Le magnat des médias Rupert Murdoch, à Sun Valley (Idaho), en juillet 2015. | © Mike Blake / Reuters / REUTERS

Rupert Murdoch va-t-il cette fois-ci passer le test des régulateurs et de l’opinion publique ? Jeudi 15 décembre, six ans après une première tentative, la société du magnat de la presse, 21st  Century Fox, a officiellement proposé 11,7 milliards de livres sterling (14 milliards d’euros) pour acquérir l’intégralité du bouquet satellite européen Sky, dont il détient déjà 39 %. Le propriétaire de Fox News posséderait ainsi la totalité du premier groupe de télévision à péage d’Europe.

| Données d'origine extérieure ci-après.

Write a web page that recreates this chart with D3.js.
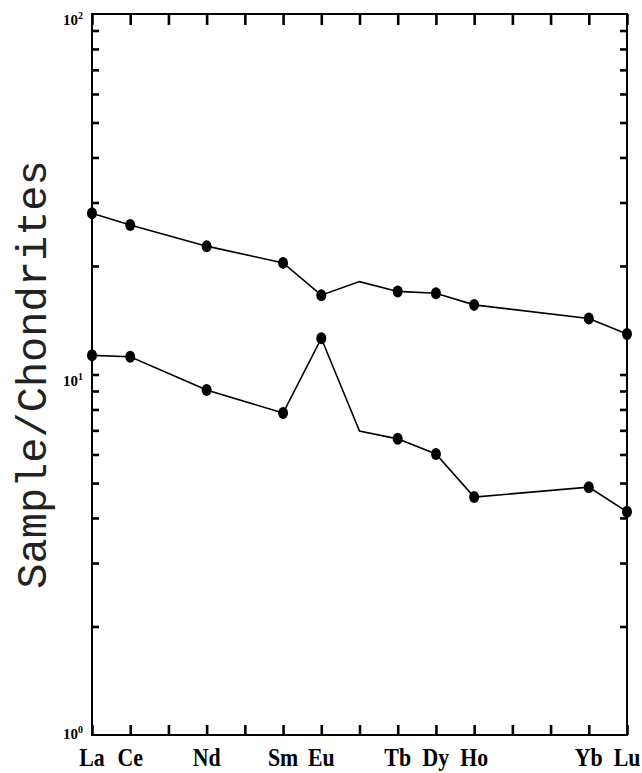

Comme il y a six ans cependant, lorsque le magnat avait dû reculer, l’accord inquiète beaucoup au Royaume-Uni. La famille Murdoch y exerce déjà une position dominante dans les médias. Elle possède les quotidiens The Times et The Sun, qui rassemblent, en comptant leur édition dominicale, 40 % du lectorat de la presse du pays. Quant à Sky, il contient Sky News, l’une des deux chaînes d’information en continu du pays.

« La menace a augmenté »

En 2010, la première tentative était intervenue en plein scandale des écoutes téléphoniques. Le Guardian avait révélé que le journal du dimanche News of the World, propriété du groupe Murdoch, avait illégalement mis sur écoute des milliers de personnes pour nourrir son tabloïd de scandales frais. Après des mois de polémiques, la famille Murdoch avait finalement dû reculer en juillet 2011.

La controverse est aujourd’hui retombée mais tous n’ont pas la mémoire courte. « Depuis 2011, la menace posée par cette acquisition a énormément augmenté », estime Evan Harris, le directeur de Hacked Off, un groupe représentant les victimes des écoutes :

« On sait désormais que des dirigeants [des quotidiens britanniques du groupe Murdoch] ont menti devant le Parlement (…), on a découvert qu’ils avaient eu des dizaines de réunions secrètes avec des ministres chaque année et on a entendu un juge affirmer que le Sun avait aussi à répondre des écoutes téléphoniques. »

Loi sur la neutralité politique

Tom Watson, le numéro deux du Parti travailliste, demande à ce que le gouvernement britannique en réfère au régulateur britannique des télécommunications, l’Ofcom. Il faut « évaluer si, à la suite de cette opération, les médias seront concentrés dans trop peu de mains ». Il défie Theresa May de tenir parole :

« La première ministre a dit cet été que, quand elle aura à prendre d’importantes décisions, elle ne penserait pas aux puissants mais au peuple. C’est une décision importante. Elle doit décider à quel camp elle appartient. »

A partir du dépôt formel du dossier, début janvier, le gouvernement britannique aura dix jours pour saisir l’Ofcom. Celui-ci doit décider si la pluralité des médias est en danger.

L’une des principales inquiétudes est que Sky News soit forcé de suivre le modèle de Fox News, réputé aux Etats-Unis pour son parti pris conservateur. C’est en principe impossible car il existe outre-Manche une loi imposant la neutralité politique des télévisions. Mais, il y a six ans, cette assurance avait paru insuffisante. La famille Murdoch avait été forcée de promettre de se séparer de Sky News. Cette fois-ci, elle estime que ce ne sera pas nécessaire. Aux régulateurs de trancher.